About 10 years ago, I walked into a village called Kelegama a few miles from Galgamuwa. This was a village I had worked in earlier and therefore I knew most of the villagers. I met several villagers on the road and after the initial exchange of greetings they all said without exception ‘aarthikaya nam binduwai’ (the economy of course is zero). 

Inquiries at the village boutique revealed that people enjoyed considerable purchasing power. They had other sources of income. Many men were in the armed forces, the young girls in garment factories, some worked as agricultural labour in Rajangane, some made and sold pots. I found later that ‘binduwai’ (zero) meant just one thing: they were not eating rice they themselves had grown. I found also that they would prefer to cultivate rice over any other crop. And finally my conversations confirmed the findings of a study conducted by the ARTI: rice is a crop that suffered disincentives. 

Is all lost? Not at all. There is resilience. Those who know rice, know who they are and they have time and again demonstrated that they will not be counted out. My wife’s grandfather, she says, used to admonish her if she left any rice on her plate: ‘each grain has 100 beads of my sweat.’ This was a long time ago.
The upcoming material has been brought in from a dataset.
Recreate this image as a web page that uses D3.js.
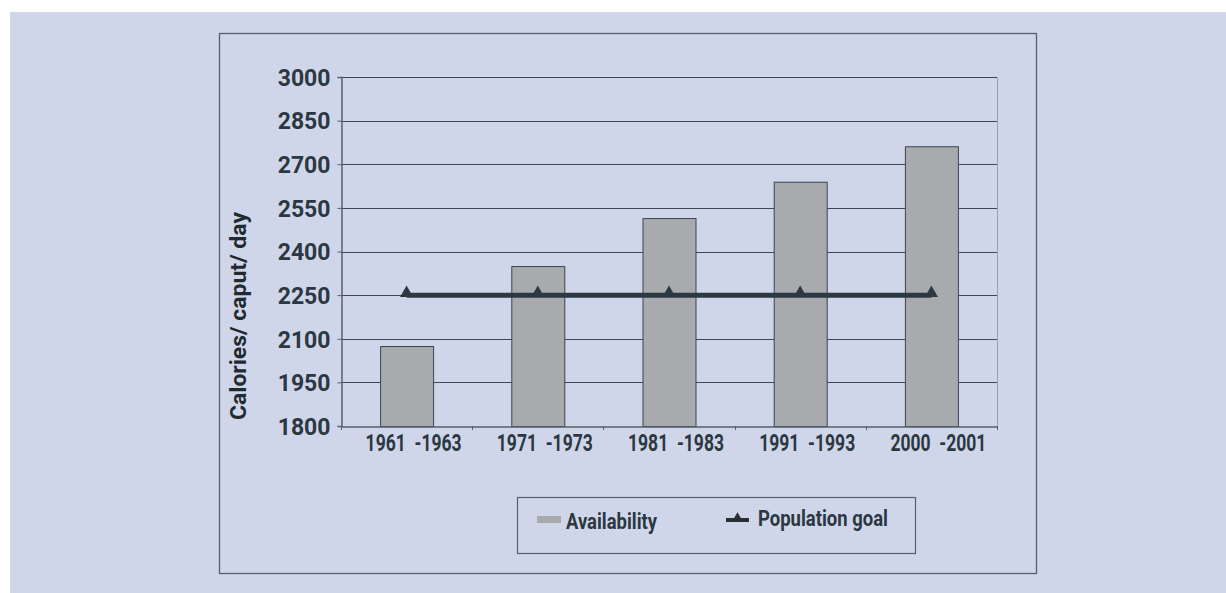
<!DOCTYPE html>
<html>
<head>
<meta charset="utf-8">
<script src="https://cdn.jsdelivr.net/npm/d3@7"></script>
<style>
  html, body { margin: 0; padding: 0; background: #ffffff; }
  svg { display: block; }
</style>
</head>
<body>
<svg id="chart" width="1226" height="593"></svg>
<script>
// Chart data
const categories = ["1961  -1963", "1971  -1973", "1981  -1983", "1991  -1993", "2000  -2001"];
const availability = [2075, 2350, 2515, 2640, 2762];
const populationGoal = [2250, 2250, 2250, 2250, 2250];
const yTicks = [1800, 1950, 2100, 2250, 2400, 2550, 2700, 2850, 3000];
const seriesNames = ["Availability", "Population goal"];

const ink = "#2c3841";
const panelFill = "#d0d6ea";
const barFill = "#a9aaad";
const font = "Roboto, 'Liberation Sans', Arial, sans-serif";

const svg = d3.select("#chart");

// background panel
svg.append("rect").attr("x", 10).attr("y", 12).attr("width", 1216).attr("height", 581)
  .attr("fill", panelFill);

// outer chart frame
svg.append("rect").attr("x", 219.5).attr("y", 33.5).attr("width", 817).attr("height", 540)
  .attr("fill", "none").attr("stroke", "#56606a").attr("stroke-width", 1.3);

const plot = { left: 341, right: 997, top: 77, bottom: 426 };

const x = d3.scaleBand().domain(categories).range([plot.left, plot.right]).paddingInner(0).paddingOuter(0);
const y = d3.scaleLinear().domain([1800, 3000]).range([plot.bottom, plot.top]);

// horizontal gridlines
svg.append("g").selectAll("line").data(yTicks.filter(t => t > 1800)).join("line")
  .attr("x1", plot.left).attr("x2", plot.right)
  .attr("y1", d => Math.round(y(d)) + 0.5).attr("y2", d => Math.round(y(d)) + 0.5)
  .attr("stroke", "#3c4852").attr("stroke-width", 1);

// right edge of the plot area
svg.append("line").attr("x1", plot.right + 0.5).attr("x2", plot.right + 0.5)
  .attr("y1", plot.top).attr("y2", plot.bottom).attr("stroke", "#9aa3b0").attr("stroke-width", 1);

// bars
const barW = 53;
svg.append("g").selectAll("rect").data(availability).join("rect")
  .attr("x", (d, i) => x(categories[i]) + x.bandwidth() / 2 - barW / 2 + 0.5)
  .attr("y", d => y(d) + 0.5)
  .attr("width", barW)
  .attr("height", d => y(1800) - y(d))
  .attr("fill", barFill).attr("stroke", "#3a4550").attr("stroke-width", 1);

// y axis
const yAxis = svg.append("g").attr("transform", `translate(${plot.left + 0.5},0)`)
  .call(d3.axisLeft(y).tickValues(yTicks).tickSize(4).tickPadding(7).tickFormat(d3.format("d")));
yAxis.select(".domain").attr("stroke", "#56606a").attr("stroke-width", 1.5);
yAxis.selectAll(".tick line").attr("stroke", "#56606a");
yAxis.selectAll(".tick text").attr("fill", ink)
  .style("font-family", font).style("font-weight", "700").style("font-size", "23px")
  .attr("dy", "0.36em");

// x axis (labels condensed to the narrow face)
const xAxis = svg.append("g").attr("transform", `translate(0,${plot.bottom + 0.5})`)
  .call(d3.axisBottom(x).tickSize(0).tickPadding(8));
xAxis.select(".domain").attr("stroke", "#56606a").attr("stroke-width", 1.5);
xAxis.selectAll(".tick text").attr("fill", ink)
  .attr("x", 7)
  .attr("textLength", 96).attr("lengthAdjust", "spacingAndGlyphs")
  .style("font-family", font).style("font-weight", "700").style("font-size", "23px")
  .style("white-space", "pre");
// category boundary ticks
svg.append("g").selectAll("line").data(categories.concat([null])).join("line")
  .attr("x1", (d, i) => Math.round(plot.left + i * x.bandwidth()) + 0.5)
  .attr("x2", (d, i) => Math.round(plot.left + i * x.bandwidth()) + 0.5)
  .attr("y1", plot.bottom).attr("y2", plot.bottom + 4)
  .attr("stroke", "#56606a").attr("stroke-width", 1);

// y axis title
svg.append("text")
  .attr("transform", `translate(${246},${316}) rotate(-90)`)
  .attr("text-anchor", "middle")
  .attr("fill", "#1f2a31")
  .attr("textLength", 208).attr("lengthAdjust", "spacingAndGlyphs")
  .style("font-family", font).style("font-weight", "700").style("font-size", "22px")
  .text("Calories/ caput/ day");

// population goal line with triangle markers
const line = d3.line().x((d, i) => x(categories[i]) + x.bandwidth() / 2).y(d => y(d));
svg.append("path").datum(populationGoal).attr("d", line)
  .attr("fill", "none").attr("stroke", "#2d3942").attr("stroke-width", 5);
const tri = d3.symbol().type(d3.symbolTriangle).size(75);
svg.append("g").selectAll("path").data(populationGoal).join("path")
  .attr("transform", (d, i) => `translate(${x(categories[i]) + x.bandwidth() / 2},${y(d) - 2})`)
  .attr("d", tri).attr("fill", "#2d3942");

// legend
svg.append("rect").attr("x", 517.5).attr("y", 497.5).attr("width", 398).attr("height", 56)
  .attr("fill", "none").attr("stroke", "#56606a").attr("stroke-width", 1.2);
svg.append("rect").attr("x", 537).attr("y", 516).attr("width", 24).attr("height", 7).attr("fill", barFill);
svg.append("text").attr("x", 566).attr("y", 529).attr("fill", ink)
  .attr("textLength", 91).attr("lengthAdjust", "spacingAndGlyphs")
  .style("font-family", font).style("font-weight", "700").style("font-size", "22px")
  .text(seriesNames[0]);
svg.append("line").attr("x1", 726).attr("x2", 749).attr("y1", 520).attr("y2", 520)
  .attr("stroke", "#2a2f33").attr("stroke-width", 4);
svg.append("path").attr("transform", "translate(737.5,517)")
  .attr("d", d3.symbol().type(d3.symbolTriangle).size(30)).attr("fill", "#2a2f33");
svg.append("text").attr("x", 758).attr("y", 526).attr("fill", ink)
  .attr("textLength", 130).attr("lengthAdjust", "spacingAndGlyphs")
  .style("font-family", font).style("font-weight", "700").style("font-size", "22px")
  .text(seriesNames[1]);
</script>
</body>
</html>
Today there are young men and women who have returned to traditional varieties in the full knowledge that our forefathers knew something which although didn’t earn (not by accident) the label ‘science’ was no less scientific. 

Take rice out of the equation and we will not only compromise our food security but national security as well. Erase rice from our sensibilities and we will have erased who we are as a people. Kavantissa didn’t fight Elara. He built tanks, he opened fields for cultivation. His son reaped the fruits of his father’s labour and vision. 

A couple of years ago we had excess stocks of rice, prompting the relevant ministry to commission an advertising campaign encouraging people to consume more rice. ‘Back to Rice’ was the line. Rice, however, is too precious to be limited to a cute pay-off line in a one-off advertising campaign. If governments and officials who are so good at promising but are terrible when it comes to delivery do the needful, things would be easy. If they don’t, do we perish? Not necessarily.

Not necessarily because I am not the only one whose favourite heart folder has something to do with rice. Many others have similar lockets which they don’t wear around their necks and are far more grounded in the elements that nurture than mine are. If you don’t believe me, take a walk. Or a bus. You don’t have to go to Thambuttegama or Hambantota. A few miles out of the city and you are already in the ‘rural.’ You will find a paddy field. You will find people who are clothed in rice and who hold the sacred grain in the palm of their hearts. They will have stories to tell and all you have to do is to listen. They will not talk till the cows come home, for there is work to be done. Both in the field and outside it.